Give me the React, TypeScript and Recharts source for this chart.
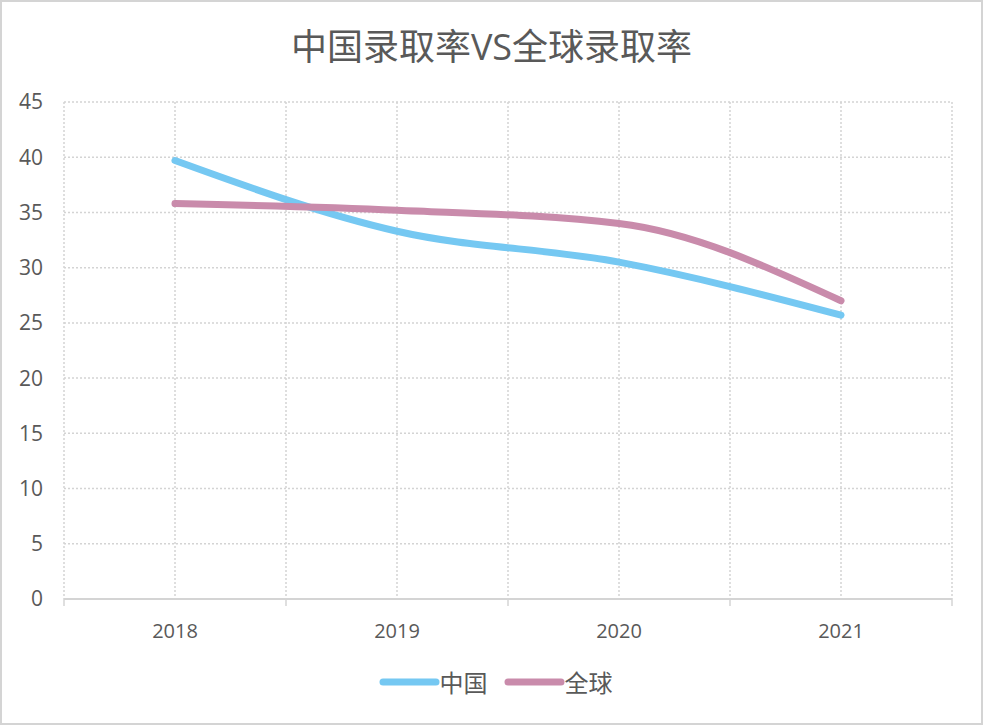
import React from "react";
import {
  CartesianGrid,
  Legend,
  Line,
  LineChart,
  XAxis,
  YAxis
} from "recharts";

const years = ["2018", "2019", "2020", "2021"];
const china = [39.7, 33.3, 30.5, 25.7];
const global = [35.8, 35.2, 34.0, 27.0];
const yTicks = [0, 5, 10, 15, 20, 25, 30, 35, 40, 45];
// grid lines at every category and every category boundary
const xTicks = [-0.5, 0, 0.5, 1, 1.5, 2, 2.5, 3, 3.5];

const seriesNames = { china: "中国", global: "全球" };
const colors = { china: "#75C8F2", global: "#C98BAB" };

const data = years.map((year, i) => ({
  x: i,
  year,
  china: china[i],
  global: global[i]
}));

const font = "'Open Sans', 'Noto Sans CJK SC', sans-serif";
const textColor = "#595959";
const gridColor = "#d4d4d4";

function XTick(props: any) {
  const { x, y, payload } = props;
  const v = payload.value as number;
  if (Number.isInteger(v)) {
    return (
      <text x={x} y={y + 31} textAnchor="middle" fill={textColor} fontSize={20} fontFamily={font}>
        {years[v]}
      </text>
    );
  }
  return <line x1={x} x2={x} y1={y - 8} y2={y - 1} stroke={gridColor} strokeWidth={1.5} />;
}

function LegendContent() {
  const items: ("china" | "global")[] = ["china", "global"];
  return (
    <div style={{ display: "flex", justifyContent: "center", alignItems: "center", gap: 16 }}>
      {items.map((k) => (
        <div key={k} style={{ display: "flex", alignItems: "center" }}>
          <svg width={61} height={10}>
            <line x1={4} x2={57} y1={5} y2={5} stroke={colors[k]} strokeWidth={7} strokeLinecap="round" />
          </svg>
          <span style={{ fontSize: 24, color: textColor, fontFamily: font }}>{seriesNames[k]}</span>
        </div>
      ))}
    </div>
  );
}

export default function App() {
  return (
    <div
      style={{
        position: "fixed",
        top: 0,
        left: 0,
        width: 983,
        height: 725,
        boxSizing: "border-box",
        border: `2px solid ${gridColor}`,
        background: "#fff"
      }}
    >
      <div
        style={{
          position: "absolute",
          top: 16,
          width: "100%",
          textAlign: "center",
          fontSize: 36,
          color: textColor,
          fontFamily: font
        }}
      >
        中国录取率VS全球录取率
      </div>
      <LineChart
        width={979}
        height={721}
        data={data}
        margin={{ top: 100, right: 29, bottom: 49, left: 0 }}
        style={{ position: "absolute", top: 0, left: 0 }}
      >
        <CartesianGrid stroke={gridColor} strokeWidth={1.5} strokeDasharray="2 2" ticks={xTicks} />
        <XAxis
          dataKey="x"
          type="number"
          domain={[-0.5, 3.5]}
          ticks={xTicks}
          interval={0}
          height={40}
          tick={<XTick />}
          tickLine={false}
          axisLine={{ stroke: gridColor, strokeWidth: 2 }}
        />
        <YAxis
          domain={[0, 45]}
          ticks={yTicks}
          interval={0}
          width={62}
          axisLine={false}
          tickLine={false}
          tickMargin={15}
          tick={{ fill: textColor, fontSize: 21, fontFamily: font }}
        />
        <Legend
          verticalAlign="bottom"
          wrapperStyle={{ bottom: 24, left: 0, width: 979, paddingLeft: 8, boxSizing: "border-box" }}
          content={<LegendContent />}
        />
        <Line
          type="monotone"
          dataKey="china"
          name={seriesNames.china}
          stroke={colors.china}
          strokeWidth={7}
          strokeLinecap="round"
          dot={false}
          isAnimationActive={false}
        />
        <Line
          type="monotone"
          dataKey="global"
          name={seriesNames.global}
          stroke={colors.global}
          strokeWidth={7}
          strokeLinecap="round"
          dot={false}
          isAnimationActive={false}
        />
      </LineChart>
    </div>
  );
}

━━━━━━━━━━━━━━━━━━━━━━━━━━━━━━

## WHAT YOU WILL DO
Copy out the lines that hold "React".

## RESULT FOR THIS EXERCISE
Give me the React, TypeScript and Recharts source for this chart.
import React from "react";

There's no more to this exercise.